While the Hamberger-Trumka deal was not directly linked to Morgan's
reconfirmation, Senator Torricelli came under intense pressure to
release his hold once the "deal" was reached. After
consulting with labor, the Senator released the hold and Linda Morgan
was reconfirmed to the STB. That same day, Richard Trumka sent a
written memorandum of understanding of the "deal" Hamberger
had agreed to the day before on Capitol Hill. You can guess what
happened. Linda Morgan was reconfirmed and Hamberger reneged on the
deal he made with Trumka. The railroads got what they really wanted:
Linda Morgan at the cost of lying to Richard Trumka, President
Clinton, Secretary of Transportation Slater and Senator Hollings.
Where the "real" Linda Morgan story goes from here no one
knows. Linda Morgan is back at the STB, Ed Hamberger remains the paid
liar for the railroads. However, the White House, Secretary Slater,
Richard Trumka and Senator Hollings are all furious. The railroads
lied to them blatantly. Linda Morgan must know she sits at the STB
only because the railroads lied, cheated and stole to get Senator
Torricelli to release his hold.
This battle is not over. At the request of UTU and the support of
the rest of the labor movement, Senator Crapo (R-Idaho) introduced
anti "cram down" legislation (S. 1590) in 1999 that was
drafted with the help of BMWE Assistant General Counsel Don Griffin
and Sante Esposito of The Lawler Group. The Administration also
introduced legislation eliminating "cram down" using
language similar to Senator Crapo's. Additionally, Congressmen
Oberstar and Nadler have other anti "cram down" bills
pending. Also, the shippers are as disgusted with the railroads as we
are and Senator Rockefeller introduced shipper-friendly legislation.

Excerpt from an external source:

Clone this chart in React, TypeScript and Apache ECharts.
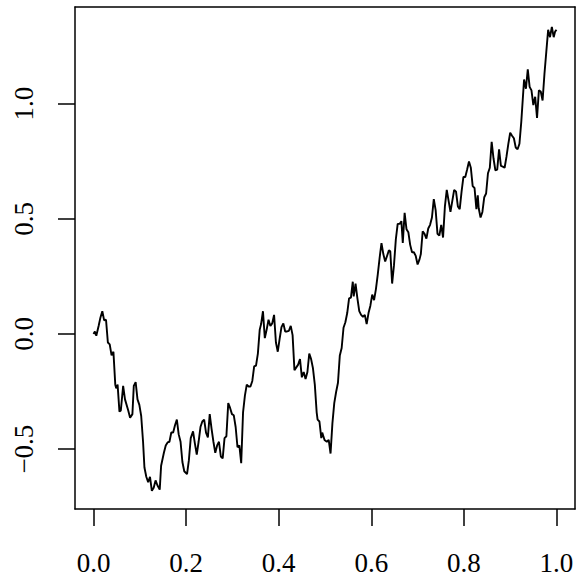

Perhaps BMWE can make common cause with the shippers to fix their
problems and end "cram down" at the same time. It's
guaranteed that 2000 will be a "hot" year for the railroads
and Ed "Pinocchio" Hamberger.
There is a general bi-partisan consensus that a government agency
should not meddle in private contracts. Hopefully the STB chooses in
the future to exercise its discretion in a manner that protects
collective bargaining agreements. The choice is up to the STB.